The first half focuses on Constitutional History -- how and from whom we got our rule of law and the various illogicalities that occur when regulations are adopted without regard for the intricacies of the society to which they will be applied. While those involved in the legal profession may skip this section, it does educate the ordinary citizen, who may not fully comprehend the history and thought that went into our rules of law. Katju does an excellent job of explaining our Constitution and the importance of the rule of law in any democracy, but it is in the later pages that the book sizzles.
SUPREME COURT AND SUCCESSION OF JUDGES
Part II of Whither The Judiciary focuses on the appointment of judges. Justice Katju is a sharp person.

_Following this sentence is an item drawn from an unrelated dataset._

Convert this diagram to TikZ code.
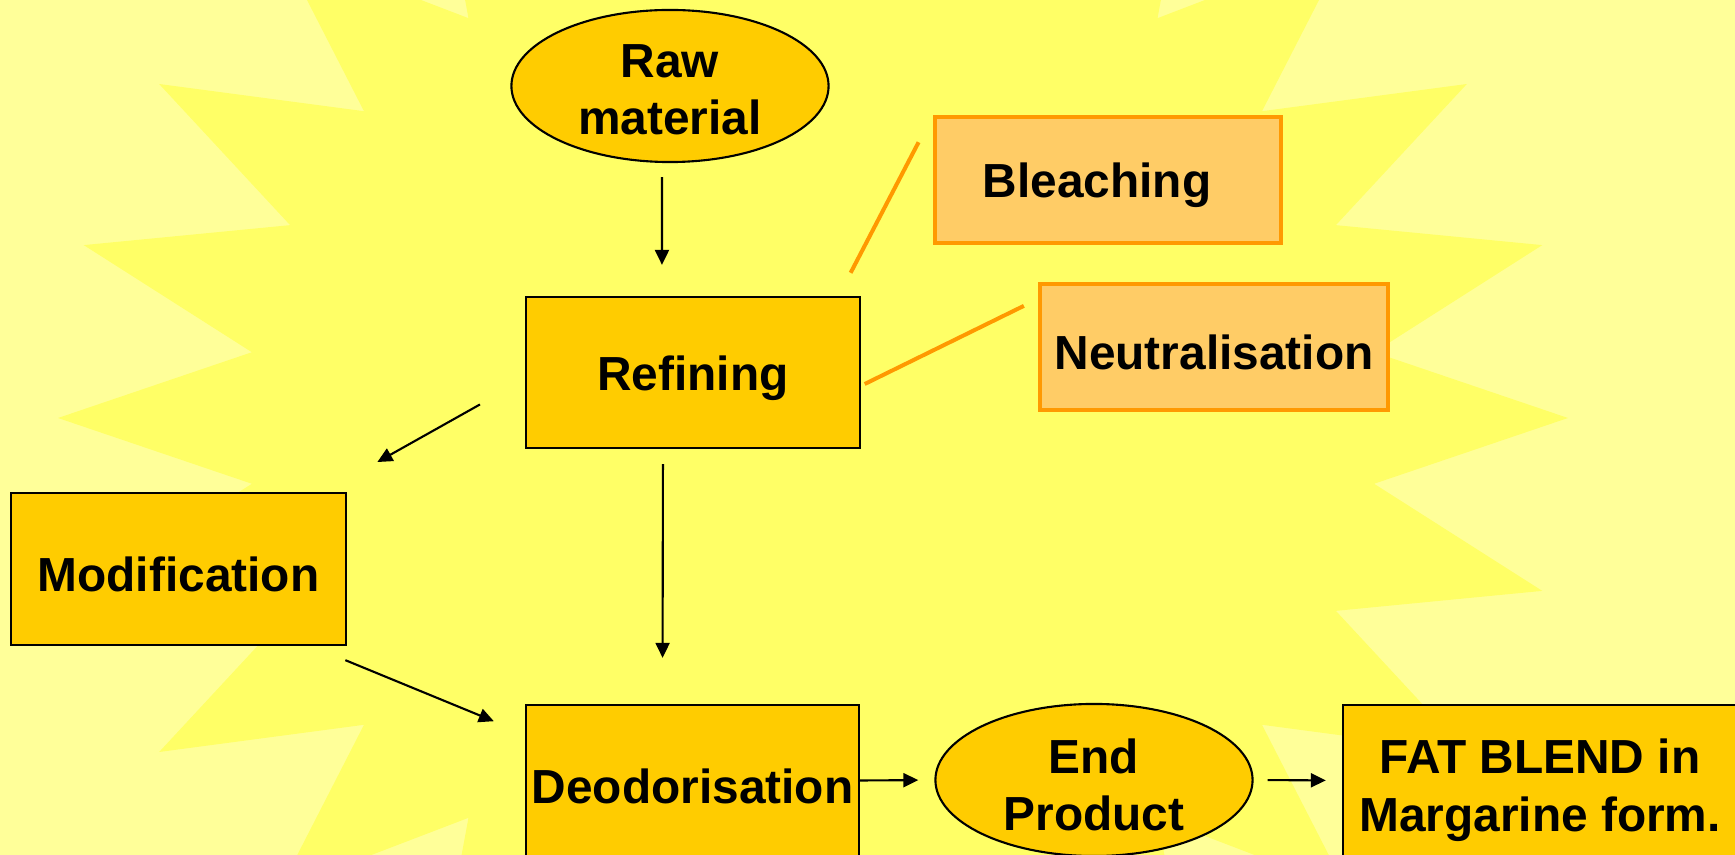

So it’s hard not to see parallels with the news in the first chapter, which attacks “the convention.... to appoint the senior most Judge as the Chief Justice.” The rule, Justice Katju writes, “often leads to undesirable results.”
Never one to point out a problem without offering a solution, his rather tongue-in-cheek alternative is to “supersede” a judge next in line for Chief Justice SC if he’s found to be “a person of integrity, but maybe a mediocre person.”
Pointing out that the Constitution itself does not provide for the convention of passing CJI-ship to the next senior-most judge, Justice Katju states that, “there are many excellent Chief Justices of High Courts that could be appointed directly as CJIs as they deserved the esteemed office.”
This portion also gives a concise factual account of the formation of the Collegium through the Second and Third Judges cases. It points out that “a convention is not a statutory rule and when experience shows it has been having a deleterious effect, it should be given up and a new methodology adopted.”
CONTEMPT OF COURT AND MEDIA GAGS
Though he has never been a fan of the Contempt of Court Act, this is the first book in which Justice Katju lays down the full extent of his scorn for the statute.
He points out that the statute cannot override the Indian people’s fundamental right to expression, even if it is the criticism of the judiciary. Using Jeremy Bentham’s analogy of a “Dog Law”, Justice Katju points out, as many have, that Contempt Law has “no rules, no constraints -- no precise circumstances when the administration of justice is brought into contempt.”
He does, however, offer an example of when there may genuinely be contempt to court: “If someone jumps up on the dais of a court and runs away with the court file or keeps shouting and screaming in court or threatens a party or witness.” These are the only circumstances that Justice Katju believes he would impose contempt. He follows these scenarios with a practical “After all I have to function if I wish to justify my salary.”
Much of the book is a regurgitation of Justice Katju’s well-known judgements. Several articles and op-eds that favour him appear in the manuscript as well. These are excellent opportunities to go through the life’s work of a man who -- whether the reader agrees or not -- believed himself to be upholding justice.
The stories form the best part of the book and include rumours and a few tales unheard even by those in legal circles!
One such story encapsulates the Judiciary and its lofty sense of itself like no other:
A lawyer had two matters simultaneously come up before the Patna High Court and the Allahabad High Court. The former was a more important case, but the judge in the latter court was infamous for not granting adjournments. The worried lawyer approached the court clerk, who told him not to fret. The clerk appeared at the judge’s home the very next morning to inform him that his name, Justice Mushtaq Ahmed, had been misprinted on the cause list as Justice Mushtaq Ahmaq. The difference of alphabet meant the name of the judge had been misprinted to spell ‘fool’. So incensed was the judge that he did not go to court and all cases of the day were adjourned.
Justice Katju reveals the innards of the Indian legal system; the ego, and the ridiculousness that hides behind dark robes and contempt statutes. This book discloses how our legal system runs; an open secret that judges don’t want anyone to know.